Ukraine is calling on the European Union to isolate Russia more forcefully following a significant change in Washington policy. Next week, EU leaders will hear a 40-page Ukrainian white paper that advocates for broad new sanctions. These include taking action to stop specific EU nations from obstructing future actions, focusing on foreign purchasers of Russian oil, and seizing Russian assets.
The action follows weeks of lobbying by Kyiv and European allies. US President Donald Trump decided against enacting new sanctions after speaking with Russian President Vladimir Putin.
Seizing Russian Assets & Sending to Ukraine
According to Ukraine’s proposal, the EU must expedite legislation that would permit the confiscation of Russian assets that have been sanctioned. The money could be sent straight to Ukraine after it is seized. After that, those who have been sanctioned could ask Moscow for compensation.
With this system, the case for using frozen assets to rebuild Ukraine would be stronger on both a legal and moral level.
Targeting Russian Oil Buyers
Additionally, the white paper suggests secondary sanctions be applied to businesses that purchase Russian oil. China and India, two nations that continue to be major buyers, may be impacted by this contentious decision.

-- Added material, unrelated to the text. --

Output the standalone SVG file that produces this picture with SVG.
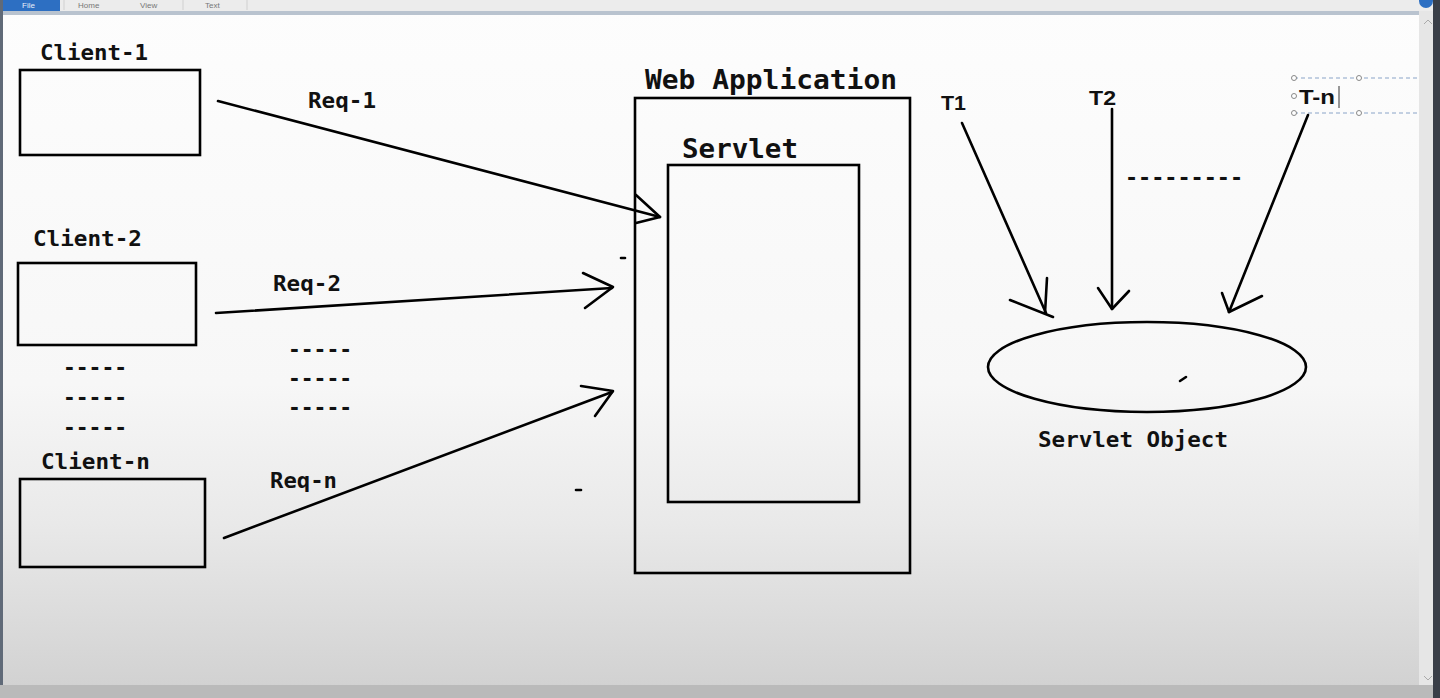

Ukraine claims that such actions would tighten the enforcement net around Russia’s energy exports and put more pressure on it, even though the EU has refrained from taking them.
EU Must Act Independently
The Trump administration’s commitment to sanctions is openly questioned in Ukraine’s report. According to the report, Washington has left almost all platforms used to coordinate sanctions. Key sanctions teams have been reorganized or disbanded, and US efforts to enforce oil price caps have stalled.
Although there are two significant US sanctions bills—one from the government and another from senator Lindsey Graham, who supports Trump—it is still uncertain whether Trump will sign either of them.
Ukraine worries that EU unity may be shattered by a softened US position. At the moment, Brussels sanctions decisions must be unanimous. Ukraine wants more majority-rules decision-making in the EU to avoid deadlock. According to a senior Ukrainian official, the United States’ withdrawal would deal a “huge strike” to EU unity on sanctions.
Europe’s Leverage Still Counts
The EU still has influence even though it doesn’t have the same worldwide financial clout as the US dollar. According to Craig Kennedy of Harvard, if Europe remains steadfast, US assistance by itself won’t boost investor confidence in Russia. This is an opportunity, according to the white paper, and the EU should take the lead in enforcing sanctions rather than lagging behind the United States.
Ukraine has a clear plan. Kyiv wants Europe to become the main force exerting pressure on Russia while the U.S. hesitates. Ukraine feels that given the ongoing Russian aggression and the stalled diplomatic negotiations, it is time for Brussels to take action rather than retreat.